(Rows from a dataset of charts and code)
═══
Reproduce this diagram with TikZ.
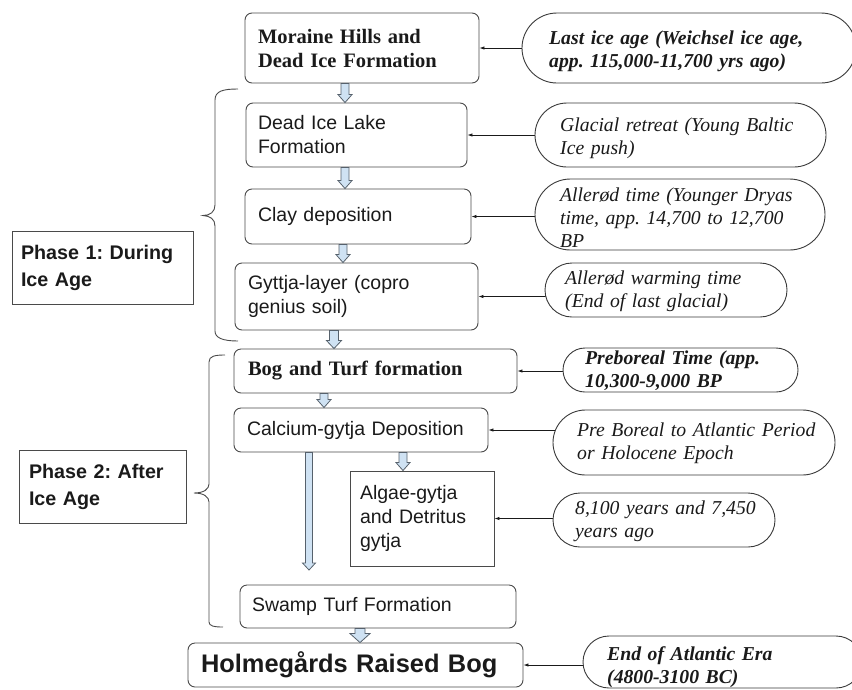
\documentclass[tikz,border=0pt]{standalone}
\usepackage{fontspec}
\setmainfont{Liberation Serif}
\setsansfont{Liberation Sans}
\usetikzlibrary{arrows.meta,shapes.misc,calc}
\pgfdeclarelayer{background}
\pgfsetlayers{background,main}
\frenchspacing

\definecolor{boxline}{HTML}{4A4A4A}
\definecolor{ovalline}{HTML}{3A3A3A}
\definecolor{ink}{HTML}{1A1A1A}
\definecolor{arrowfill}{HTML}{CFE2F3}
\definecolor{arrowline}{HTML}{56616C}

\newcommand{\boxfont}{\sffamily\fontsize{19.5}{24}\selectfont}
\newcommand{\headfont}{\rmfamily\bfseries\fontsize{20.5}{24}\selectfont}
\newcommand{\phasefont}{\sffamily\bfseries\fontsize{19.7}{27}\selectfont}
\newcommand{\bigfont}{\sffamily\bfseries\fontsize{25.4}{30}\selectfont}
\newcommand{\notefont}{\rmfamily\itshape\fontsize{19.7}{23}\selectfont}
\newcommand{\notebfont}{\rmfamily\bfseries\itshape\fontsize{19.7}{23}\selectfont}

% hollow block arrow: start anchor, end anchor, x, half shaft, half head, head length
\newcommand{\blockarrow}[6]{%
  \path[blockarrow] let \p1=(#1), \p2=(#2) in
    (#3pt-#4pt,\y1) -- (#3pt+#4pt,\y1) -- (#3pt+#4pt,\y2+#6pt)
    -- (#3pt+#5pt,\y2+#6pt) -- (#3pt,\y2) -- (#3pt-#5pt,\y2+#6pt)
    -- (#3pt-#4pt,\y2+#6pt) -- cycle;}

\begin{document}
\begin{tikzpicture}[x=1pt,y=-1pt,
  box/.style={draw=boxline, line width=0.9pt, rounded corners=7pt,
    align=left, text=ink, inner ysep=0pt, font=\boxfont},
  plainbox/.style={box, sharp corners},
  phase/.style={draw=boxline, line width=0.9pt, align=left, text=ink,
    inner ysep=0pt, font=\phasefont},
  oval/.style={draw=ovalline, fill=white, line width=0.9pt, rounded rectangle,
    rounded rectangle arc length=180, inner sep=0pt},
  note/.style={anchor=west, align=left, text=ink, inner sep=0pt,
    text width=300pt, font=\notefont},
  notebf/.style={note, font=\notebfont},
  conn/.style={draw=ink, line width=0.8pt, -{Latex[length=5pt,width=3.5pt]}},
  blockarrow/.style={draw=arrowline, fill=arrowfill, line width=0.8pt, line join=miter},
  brace/.style={draw=boxline, line width=0.9pt}]

\useasboundingbox (0,0) rectangle (852,689);
\clip (0,0) rectangle (852,689);

% process boxes
\node[box, font=\headfont, text width=208pt, inner xsep=13pt, minimum height=70pt]
  (moraine) at (362,48) {Moraine Hills and\\Dead Ice Formation};
\node[box, text width=197pt, inner xsep=12pt, minimum height=64pt]
  (deadlake) at (356.5,135) {Dead Ice Lake\\Formation};
\node[box, text width=200pt, inner xsep=13pt, minimum height=55pt]
  (clay) at (358,216.5) {Clay deposition};
\node[box, text width=217pt, inner xsep=13pt, minimum height=67pt]
  (gyttja) at (356.5,296.5) {Gyttja-layer (copro\\genius soil)};
\node[box, font=\headfont, text width=255pt, inner xsep=14pt, minimum height=44pt]
  (bog) at (375.5,371) {Bog and Turf formation};
\node[box, text width=228pt, inner xsep=13pt, minimum height=44pt]
  (calcium) at (361,430) {Calcium-gytja Deposition};
\node[plainbox, text width=124pt, inner xsep=10pt, minimum height=95pt]
  (algae) at (422,518.5) {Algae-gytja\\and Detritus\\gytja};
\node[box, text width=252pt, inner xsep=12pt, minimum height=43pt]
  (swamp) at (378,606.5) {Swamp Turf Formation};
\node[box, font=\bigfont, text width=309pt, inner xsep=13pt, minimum height=44pt]
  (holmeg) at (355.5,665) {Holmegårds Raised Bog};

% phase labels
\node[phase, text width=163pt, inner xsep=9pt, minimum height=73pt]
  (phase1) at (102.5,267.5) {Phase 1: During\\Ice Age};
\node[phase, text width=147pt, inner xsep=10pt, minimum height=73pt]
  (phase2) at (102.5,486.5) {Phase 2: After\\Ice Age};

% time notes
\node[oval, minimum width=334pt, minimum height=70pt] (lastice) at (689,48) {};
\node[notebf] (lastice-t) at (549,51)
  {Last ice age (Weichsel ice age,\\app. 115,000-11,700 yrs ago)};
\node[oval, minimum width=291pt, minimum height=64pt] (retreat) at (680.5,135) {};
\node[note] (retreat-t) at (560,138.5) {Glacial retreat (Young Baltic\\Ice push)};
\node[oval, minimum width=290pt, minimum height=71pt] (allerod) at (680,214.5) {};
\node[note] (allerod-t) at (560,218)
  {Allerød time (Younger Dryas\\time, app. 14,700 to 12,700\\BP};
\node[oval, minimum width=242pt, minimum height=54pt] (warming) at (666,290) {};
\node[note] (warming-t) at (565,291) {Allerød warming time\\(End of last glacial)};
\node[oval, minimum width=235pt, minimum height=44pt] (preboreal) at (680.5,370) {};
\node[notebf] (preboreal-t) at (585,371) {Preboreal Time (app.\\10,300-9,000 BP};
\node[oval, minimum width=282pt, minimum height=65pt] (holocene) at (694,442.5) {};
\node[note] (holocene-t) at (577,443) {Pre Boreal to Atlantic Period\\or Holocene Epoch};
\node[oval, minimum width=222pt, minimum height=54pt] (years) at (664,520) {};
\node[note] (years-t) at (575,521) {8,100 years and 7,450\\years ago};
\node[oval, minimum width=279pt, minimum height=52pt] (atlantic) at (722.5,662) {};
\node[notebf] (atlantic-t) at (607,667) {End of Atlantic Era\\(4800-3100 BC)};

% thin connectors from the notes to the boxes
\begin{pgfonlayer}{background}
  \draw[conn] (moraine.east -| lastice.west) ++(6,0) -- (moraine.east);
  \draw[conn] (deadlake.east -| retreat.west) ++(6,0) -- (deadlake.east);
  \draw[conn] (clay.east -| allerod.west) ++(6,0) -- (clay.east);
  \draw[conn] (gyttja.east -| warming.west) ++(6,0) -- (gyttja.east);
  \draw[conn] (bog.east -| preboreal.west) ++(6,0) -- (bog.east);
  \draw[conn] (calcium.east -| holocene.west) ++(6,0) -- (calcium.east);
  \draw[conn] (algae.east -| years.west) ++(6,0) -- (algae.east);
  \draw[conn] (holmeg.east -| atlantic.west) ++(6,0) -- (holmeg.east);
\end{pgfonlayer}

% hollow flow arrows
\coordinate (longend) at (309,570);
\blockarrow{moraine.south}{deadlake.north}{345}{4}{7}{8}
\blockarrow{deadlake.south}{clay.north}{345}{4}{7}{8}
\blockarrow{clay.south}{gyttja.north}{343}{4}{7}{8}
\blockarrow{gyttja.south}{bog.north}{334}{4.5}{7.5}{8}
\blockarrow{bog.south}{calcium.north}{324}{4}{7}{8}
\blockarrow{calcium.south}{algae.north}{403}{4}{7}{8}
\blockarrow{calcium.south}{longend}{309}{3.5}{6.5}{7}
\blockarrow{swamp.south}{holmeg.north}{360}{5}{10}{9}

% curly braces grouping the phases
\draw[brace] (238,89) .. controls (223,89) and (215,91) .. (215,100)
  -- (215,205) .. controls (215,212) and (210,215.5) .. (203,215.5)
  .. controls (210,216) and (215,219) .. (215,226)
  -- (215,331) .. controls (215,338) and (223,341) .. (238,341);
\draw[brace] (225,355) .. controls (215,355) and (209,356) .. (209,362)
  -- (209,484) .. controls (209,489) and (204,493) .. (194,493)
  .. controls (204,493) and (209,497) .. (209,502)
  -- (209,622) .. controls (209,626) and (214,627) .. (223,627);

\end{tikzpicture}
\end{document}
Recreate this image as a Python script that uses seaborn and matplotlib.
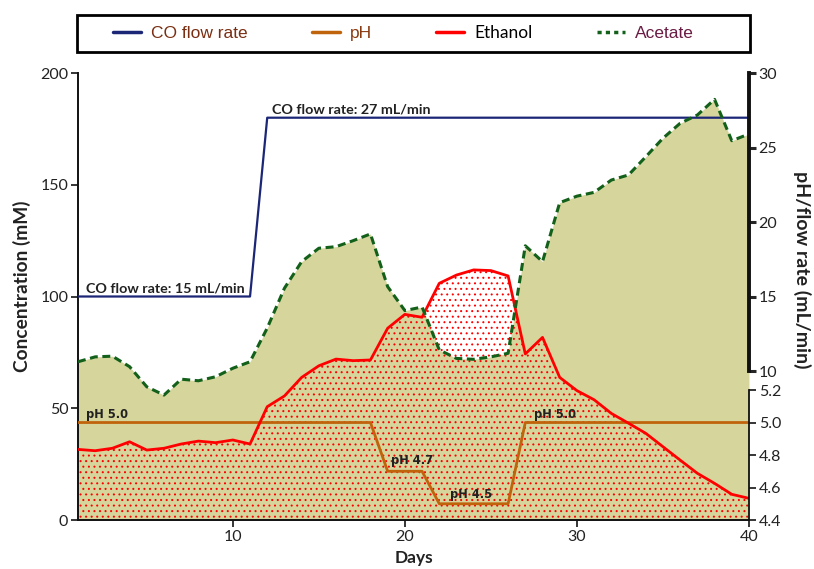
═══
== Goal ==
For each line of the entries that includes "this", show that line.

== Problem solution ==
Reproduce this diagram with TikZ.
Recreate this image as a Python script that uses seaborn and matplotlib.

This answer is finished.